10 new things that I learned and that I did not know about the Amish before
  1. They don't live in a separate village/county with only Amish in the area but they truly live in a mixed environment where they make up a high percentage of the population but they live in the middle of all 'the English' as they tend to call all non-Amish.

    So they might have 2 non-Amish neighbours, they might live just behind Target or the tacky Dutch wonderland or ... It's clearly  not separate communities as I mistakenly believed.
  2. While the Amish are not allowed to connect to the electricity grid...they do use electricity and they have operating fridges.  The rule is about not being connected and dependent on government agencies. Yet it is perfectly fine in most communities to have a fridge that runs on diesel motor  or to have an electrical fence with solar panels.
    Some Amish also have a little commercial business in the city which can have electricity...but not in their homes.

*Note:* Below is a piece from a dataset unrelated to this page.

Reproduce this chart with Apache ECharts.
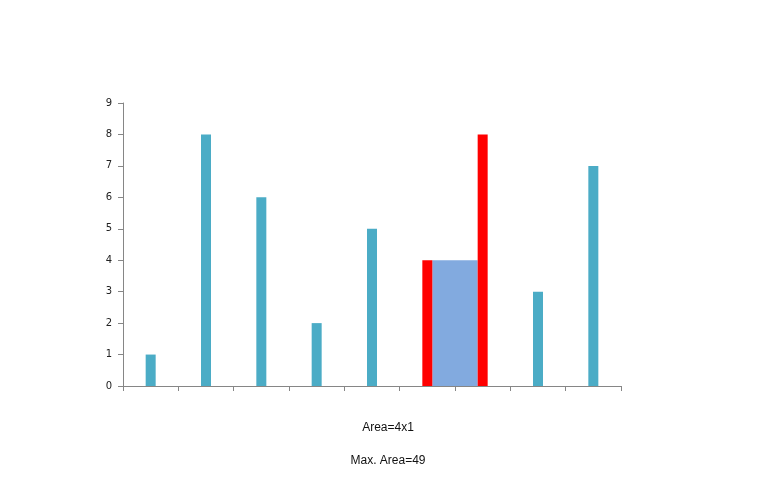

    Laundry is still done manually and a big daily chore, given the fact that they have such big families.  The line of "plain" clothes outside the farm is a give-away that there is an Amish family living there.

    Similarly the Amish cannot own or ride a car or motorised vehicule...but they can fetch a ride with someone else.
     
  3. All movies and books which I've seen/read about Amish featured farmers. Yet a growing number of Amish do not have farms. There is a high pressure on finding affordable good farming land (which also explains that there is more and more Amish communities in new states , moving to the west). But they are also very skilled manual workers (e.g. carpentry) so there is a considerate number of non-farmers among them.
  4. The Amish population is a growing.  They are doubling in size every 20-25 years! Since they all have very big families, child death is low in these decades and since 90% of their youth gets baptised into the community, they have a growth rate much higher than comparable populations in the western world.
    Since they  are such a big group, they are growlingly attractive to commerce in the area...so they do their best to provide buggy parking next to their supermarkets etc, to attract these customers.
  5. A church group is formed by approximately 20 families and they gather alternating in one of the homes. So each family hosts about 200 people twice a year on  Sunday. They are supposed to serve a fixed simple menu for all these people. Inspirational cooks that want to be a little innovative or overachieving are not appreciated: you are not to be arrogant and place yourself above the others. So ...a fixed menu it is, each Sunday for more than 200 people.
  6. No one is better than another, so you should not decorate yourself with jewelry, make-up,  patterns or prints on your clothes, buttons, ... (=> here you can distinct the Mennonites from the Amish since the Mennonites do have flower dresses etc. Mennonites can also drive and possess cars)
  7. Lancaster county is a tourist area as I already explained above.  The Amish themselves also seem quite commercially minded, inviting tours on their farm, baking and selling live the most delicious soft pretzels, or selling cookies, quilts, fresh ice cream, ...
  8. Since they are so numerous in the area, they want to contribute to the fire corps. But due to their beard, they do not fulfill the official security requirements for their volunteer corps and hence they do not get official funding. So there are fundraising activities in the area by 'the English' to help fund the Amis fire department.   By the way,  the Amish men are not allowed to grow a moustache. It is associated with the German military in the 19th century that prosecuted them.
  9. The buggies have no rubber tires to slow them down: horse power is already fast enough in their society so it does not need to be made easier than it is.  They do have some step bikes that do have rubber tires, as that is manual foot power and slower.
  10. The area is scattered with small one-room schools where the neighbourhood children up to the age of 14 (grade 8 ) attend school in one mixed room of all ages.  That's because they can't go far distances with their step or buggy to go to school.  After grade 8, they get on the job training.

    In school they learn 3 languages: the German-based dialect that is spoken by the Amis, German to read their bible and English to talk to the 'English'.




















Not far from Lancaster, we also made a stop in Strasburg that is train-crazy. We had read that we could visit Thomas the Train there, but Thomas only visits a couple of weekends a year. Nevertheless we saw a big impressive steam train and I realised with hindsight that the fire I had seen in the distance when arriving in the area...was the steam train! Boy, what a big dark huge exhaust that had! 






We finished our day with shopping in the outlet malls near our hotel and made in in time inside for the big storms that crossed the area that night. We went for dinner 'American style' by car to just cross the highway in the midst of a pouring rainstorm but fortunately we never saw a tornado.